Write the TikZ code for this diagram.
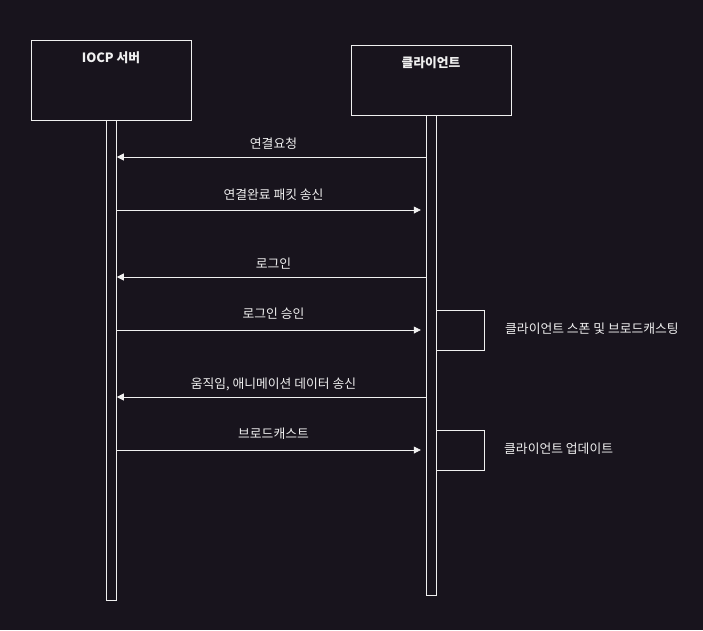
\documentclass[tikz,border=0pt]{standalone}
\usepackage{fontspec}
\setmainfont{Noto Sans CJK KR}
\usetikzlibrary{arrows.meta}
\definecolor{bg}{HTML}{18141D}
\definecolor{ln}{HTML}{F0F0F0}
\begin{document}
\begin{tikzpicture}[x=1pt,y=-1pt,
  box/.style={draw=ln,line width=1pt,minimum width=160pt,inner sep=0pt},
  bar/.style={draw=ln,line width=1pt,minimum width=10pt,inner sep=0pt},
  title/.style={text=ln,font=\fontsize{12.8}{14}\selectfont\bfseries,inner sep=0pt},
  lbl/.style={text=ln,font=\fontsize{12.8}{14}\selectfont,inner sep=0pt},
  msg/.style={draw=ln,line width=0.8pt,-{Triangle[width=7pt,length=7pt]}},
  selfbox/.style={draw=ln,line width=1pt}]
\fill[bg] (0,0) rectangle (703,630);
\useasboundingbox (0,0) rectangle (703,630);
% participants
\node[box,minimum height=80pt] (srv) at (111,80) {};
\node[title] (srvt) at ([yshift=-18pt]srv.north) {IOCP 서버};
\node[box,minimum height=70pt] (cli) at (431,80) {};
\node[title] (clit) at ([yshift=-18pt]cli.north) {클라이언트};
% lifelines
\node[bar,minimum height=480pt] (sbar) at (111.3,360) {};
\node[bar,minimum height=480pt] (cbar) at (431.3,355) {};
% messages
\draw[msg] (cbar.west |- 0,157) -- (sbar.east |- 0,157);
\node[lbl] (m1) at (273.5,144) {연결요청};
\draw[msg] (sbar.east |- 0,210) -- ([xshift=-5pt]cbar.west |- 0,210);
\node[lbl] (m2) at (273.5,194.5) {연결완료 패킷 송신};
\draw[msg] (cbar.west |- 0,277) -- (sbar.east |- 0,277);
\node[lbl] (m3) at (273.5,264) {로그인};
\draw[msg] (sbar.east |- 0,330) -- ([xshift=-5pt]cbar.west |- 0,330);
\node[lbl] (m4) at (273.5,314) {로그인 승인};
\draw[msg] (cbar.west |- 0,397) -- (sbar.east |- 0,397);
\node[lbl] (m5) at (273.5,384) {움직임, 애니메이션 데이터 송신};
\draw[msg] (sbar.east |- 0,450) -- ([xshift=-5pt]cbar.west |- 0,450);
\node[lbl] (m6) at (273.5,434) {브로드캐스트};
% self activities
\draw[selfbox] (cbar.east |- 0,310) rectangle (484,350);
\node[lbl,anchor=west] (s1) at (505,329) {클라이언트 스폰 및 브로드캐스팅};
\draw[selfbox] (cbar.east |- 0,430) rectangle (484,470);
\node[lbl,anchor=west] (s2) at (504,449) {클라이언트 업데이트};
\end{tikzpicture}
\end{document}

● ● ●

Copy the listing word for word, excluding its pictures.

Write the TikZ code for this diagram.
\documentclass[tikz,border=0pt]{standalone}
\usepackage{fontspec}
\setmainfont{Noto Sans CJK KR}
\usetikzlibrary{arrows.meta}
\definecolor{bg}{HTML}{18141D}
\definecolor{ln}{HTML}{F0F0F0}
\begin{document}
\begin{tikzpicture}[x=1pt,y=-1pt,
  box/.style={draw=ln,line width=1pt,minimum width=160pt,inner sep=0pt},
  bar/.style={draw=ln,line width=1pt,minimum width=10pt,inner sep=0pt},
  title/.style={text=ln,font=\fontsize{12.8}{14}\selectfont\bfseries,inner sep=0pt},
  lbl/.style={text=ln,font=\fontsize{12.8}{14}\selectfont,inner sep=0pt},
  msg/.style={draw=ln,line width=0.8pt,-{Triangle[width=7pt,length=7pt]}},
  selfbox/.style={draw=ln,line width=1pt}]
\fill[bg] (0,0) rectangle (703,630);
\useasboundingbox (0,0) rectangle (703,630);
% participants
\node[box,minimum height=80pt] (srv) at (111,80) {};
\node[title] (srvt) at ([yshift=-18pt]srv.north) {IOCP 서버};
\node[box,minimum height=70pt] (cli) at (431,80) {};
\node[title] (clit) at ([yshift=-18pt]cli.north) {클라이언트};
% lifelines
\node[bar,minimum height=480pt] (sbar) at (111.3,360) {};
\node[bar,minimum height=480pt] (cbar) at (431.3,355) {};
% messages
\draw[msg] (cbar.west |- 0,157) -- (sbar.east |- 0,157);
\node[lbl] (m1) at (273.5,144) {연결요청};
\draw[msg] (sbar.east |- 0,210) -- ([xshift=-5pt]cbar.west |- 0,210);
\node[lbl] (m2) at (273.5,194.5) {연결완료 패킷 송신};
\draw[msg] (cbar.west |- 0,277) -- (sbar.east |- 0,277);
\node[lbl] (m3) at (273.5,264) {로그인};
\draw[msg] (sbar.east |- 0,330) -- ([xshift=-5pt]cbar.west |- 0,330);
\node[lbl] (m4) at (273.5,314) {로그인 승인};
\draw[msg] (cbar.west |- 0,397) -- (sbar.east |- 0,397);
\node[lbl] (m5) at (273.5,384) {움직임, 애니메이션 데이터 송신};
\draw[msg] (sbar.east |- 0,450) -- ([xshift=-5pt]cbar.west |- 0,450);
\node[lbl] (m6) at (273.5,434) {브로드캐스트};
% self activities
\draw[selfbox] (cbar.east |- 0,310) rectangle (484,350);
\node[lbl,anchor=west] (s1) at (505,329) {클라이언트 스폰 및 브로드캐스팅};
\draw[selfbox] (cbar.east |- 0,430) rectangle (484,470);
\node[lbl,anchor=west] (s2) at (504,449) {클라이언트 업데이트};
\end{tikzpicture}
\end{document}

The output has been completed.